Yup, SOT's are the best|
Posted by: jimx200 on Oct-05-08 5:09 PM (EST)
fishing machines. Visit www.norcalkayakanglers.com and see what the big guys favor. I'm medium-big at 6-2/215 and my favorite yak is the OK Prowler 15. I have had this on the Pacific near Mendocino in big 6-15' swells and it's a stable ride. I put a plastic milk crate in the back, have two rod holders, and lots of room for gear too. Pretty rare to see a serious fisherman in big water in anything but a SOT. Good luck!
Not in all conditions or for all types|
Posted by: old_user on Oct-07-08 2:10 PM (EST)
of fish. In some situations, canoes and sit insides are a better choice than SOT's.
what about this one|
Posted by: old_user on Oct-14-08 10:10 AM (EST)
Has anbody tried the nucanoe?
Posted by: old_user on Jan-05-09 12:27 AM (EST)
never got a chance to try the nucanoe. I found a Ocean Kayak Prowler 15 Angler on clearance today and decided it should work for my fishing and recreational kayaking needs. BTW I'm 6 ft and 240 Lbs. I'll report back as soon as I get a chance to try it out.

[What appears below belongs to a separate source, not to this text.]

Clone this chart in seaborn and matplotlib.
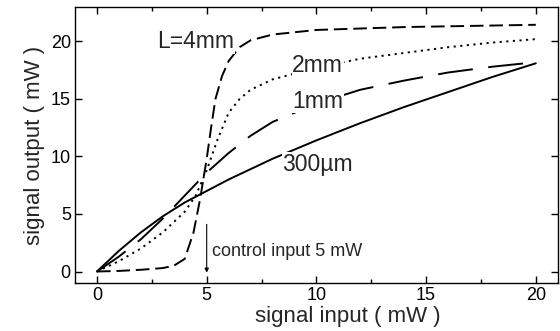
import numpy as np
import pandas as pd
import matplotlib
matplotlib.use("Agg")
import matplotlib.pyplot as plt
import seaborn as sns
from matplotlib.ticker import MultipleLocator

# ---- data ----
x_300um = [0, 1, 2, 3, 4, 5, 6, 7, 8, 10, 12, 14, 16, 18, 20]
y_300um = [0, 1.8, 3.4, 4.8, 6.0, 7.0, 8.0, 8.9, 9.8, 11.4, 12.9, 14.3, 15.6, 16.9, 18.1]

x_1mm = [0, 1, 2, 3, 4, 5, 6, 7, 8, 10, 12, 14, 16, 18, 20]
y_1mm = [0, 1.3, 2.8, 4.6, 6.6, 8.6, 10.3, 11.8, 13.0, 14.6, 15.8, 16.6, 17.3, 17.8, 18.2]

x_2mm = [0, 1, 2, 3, 4, 4.5, 5, 5.5, 6, 6.5, 7, 8, 9, 10, 12, 14, 16, 18, 20]
y_2mm = [0, 0.9, 2.0, 3.4, 5.2, 6.6, 8.8, 11.5, 13.8, 15.0, 15.8, 16.7, 17.2, 17.7, 18.5, 19.0, 19.5, 19.9, 20.2]

x_4mm = [0, 1, 2, 3, 3.5, 4, 4.4, 4.7, 5, 5.2, 5.4, 5.7, 6, 6.5, 7, 8, 10, 14, 20]
y_4mm = [0, 0.05, 0.15, 0.3, 0.5, 1.1, 3.4, 6.3, 9.8, 12.5, 15.0, 17.0, 18.3, 19.5, 20.1, 20.6, 21.0, 21.25, 21.45]

curve_labels = ["L=4mm", "2mm", "1mm", "300\u00b5m"]
label_x = [2.75, 8.9, 8.9, 8.45]
label_y = [20.0, 17.9, 14.8, 9.3]

x_ticks = [0, 5, 10, 15, 20]
y_ticks = [0, 5, 10, 15, 20]
control_x = 5
annotation = "control input 5 mW"

sns.set_theme(style="white")
plt.rcParams["font.family"] = ["Liberation Sans", "DejaVu Sans"]

fig = plt.figure(figsize=(5.6, 3.31), dpi=100)
ax = fig.add_axes([0.134, 0.145, 0.862, 0.834])

common = dict(ax=ax, color="black", estimator=None, sort=False)
sns.lineplot(x=x_300um, y=y_300um, lw=1.4, **common)
l1 = sns.lineplot(x=x_1mm, y=y_1mm, lw=1.4, **common).lines[-1]
l1.set_dashes([18, 8])
l2 = sns.lineplot(x=x_2mm, y=y_2mm, lw=1.4, **common).lines[-1]
l2.set_dashes([1.1, 2.3])
l4 = sns.lineplot(x=x_4mm, y=y_4mm, lw=1.4, **common).lines[-1]
l4.set_dashes([7, 3])

for t, lx, ly in zip(curve_labels, label_x, label_y):
    ax.text(lx, ly, t, fontsize=16.5, va="center", ha="left", zorder=5,
            bbox=dict(facecolor="white", edgecolor="none", pad=0.5))

ax.annotate("", xy=(control_x, -0.1), xytext=(control_x, 4.1),
            arrowprops=dict(arrowstyle="-|>", color="black", lw=0.8,
                            mutation_scale=6, shrinkA=0, shrinkB=0))
ax.text(control_x + 0.25, 1.75, annotation, fontsize=13, va="center", ha="left")

ax.set_xlim(-1, 21)
ax.set_ylim(-1, 23)
ax.set_xticks(x_ticks)
ax.set_yticks(y_ticks)
ax.xaxis.set_minor_locator(MultipleLocator(2.5))
ax.tick_params(which="both", direction="in", top=True, right=True,
               bottom=True, left=True, colors="black", labelsize=13, pad=3)
ax.tick_params(which="major", length=5, width=1)
ax.tick_params(which="minor", length=3, width=1)
ax.tick_params(axis="y", which="minor", left=False, right=False)

for s in ax.spines.values():
    s.set_color("black")
    s.set_linewidth(1.0)

ax.set_xlabel("signal input ( mW )", fontsize=16, va="center")
ax.xaxis.set_label_coords(0.566, -0.12)
ax.set_ylabel("signal output ( mW )", fontsize=16, labelpad=4)

fig.savefig("out.png", dpi=100)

Posted by: old_user on Mar-26-09 2:47 PM (EST)
Boats for big guys|
Posted by: wb1dby on Dec-15-08 9:38 AM (EST)
I'm 5'9" and 290 lbs (someday less hopefully) I've had a walden scout for 5 or 6 years and it is fine. But not I'm thinking about something that is a little faster and lighter, like a Pungo 120 or 140 duralite. The Scout just seems too heavy these days, even with the help of the Thule Hullavator on the truck.
Posted by: old_user on Mar-11-09 11:01 AM (EST)
So? Did you ever find one? Necky, Wilderness System both make really nice,large kayaks. You still want performance . If you just want stability, presumably you went with a wide recreational kayak for playing around the pond or close to shore as they don't track especially well. Whatever, have fun and be safe out there!
Posted by: old_user on Mar-20-09 10:20 PM (EST)
Tom, this is an old post. The original poster wrote about what he bought if you look at the posts above.
Posted by: old_user on Sep-23-09 12:23 PM (EST)
I'm a large-frame paddler as well, at 6'6", 260 lbs., and I fish off of an Ocean Kayak Prowler Big Game and, at 12'9" and 34" wide, it is one stable craft. Check the specs yourself. I am relatively new to the sport with just a season under my belt, but I'd recommend going to a paddle expo, talk with reps, check out the gear, and you might even find what you need at a discount. See what feels right.
Posted by: old_user on Nov-08-09 7:55 PM (EST)
The Kruger Sea Wind is a good big guy boat . It isa
Posted by: old_user on May-18-10 3:29 PM (EST)
Have you found a great kayak yet? I am looking for one for a friend over 350 any ideas ??
Posted by: old_user on May-18-10 3:29 PM (EST)
Have you found a great kayak yet? I am looking for one for a friend over 350 any ideas ??
Posted by: old_user on Jun-29-10 3:48 PM (EST)
I just bought an inflatable kayak. Its an advanced elements straightedge2 kayak. I took it out for its maiden voyage last sunday and loved it. Never thought I would go the inflatable route, but it is a great boat so far. I am 6'5 400#s and it was great. I ran the san juan river 2 years ago in a SOT and tore a hole in it and had to pull out 27 miles in. where it tore was unrepairable on the river. The inflatable at least seems to give me some repair options on the river. I did just order the lumbar support seat for added support, but so far, so good. you might consider an inflatable if you are a big guy. I bought mine at REI outlet. I got it for 25% off retail, plus they had an additional 20% any one purchase so I jumped all over it. I got a $800 kayak for less than $500.
Any Suggestions for Tandem Kayak|
Posted by: old_user on Jul-20-10 1:27 PM (EST)
My husband and I are looking to get into it. He's 6'3, 330 and I'm 5'6, 230. Any suggestions on kayaks that hold over 560lbs? Or is the consensus to buy individual crafts?....
someone once told me|
Posted by: old_user on Jul-20-10 3:22 PM (EST)
that a tandem kayak is nothing but a divorce boat, so I bought my wife her own. I would go with seperate boats, gives you both a little freedom to do what you want without the other person yelling "you're paddling wrong, or you're going the wrong way".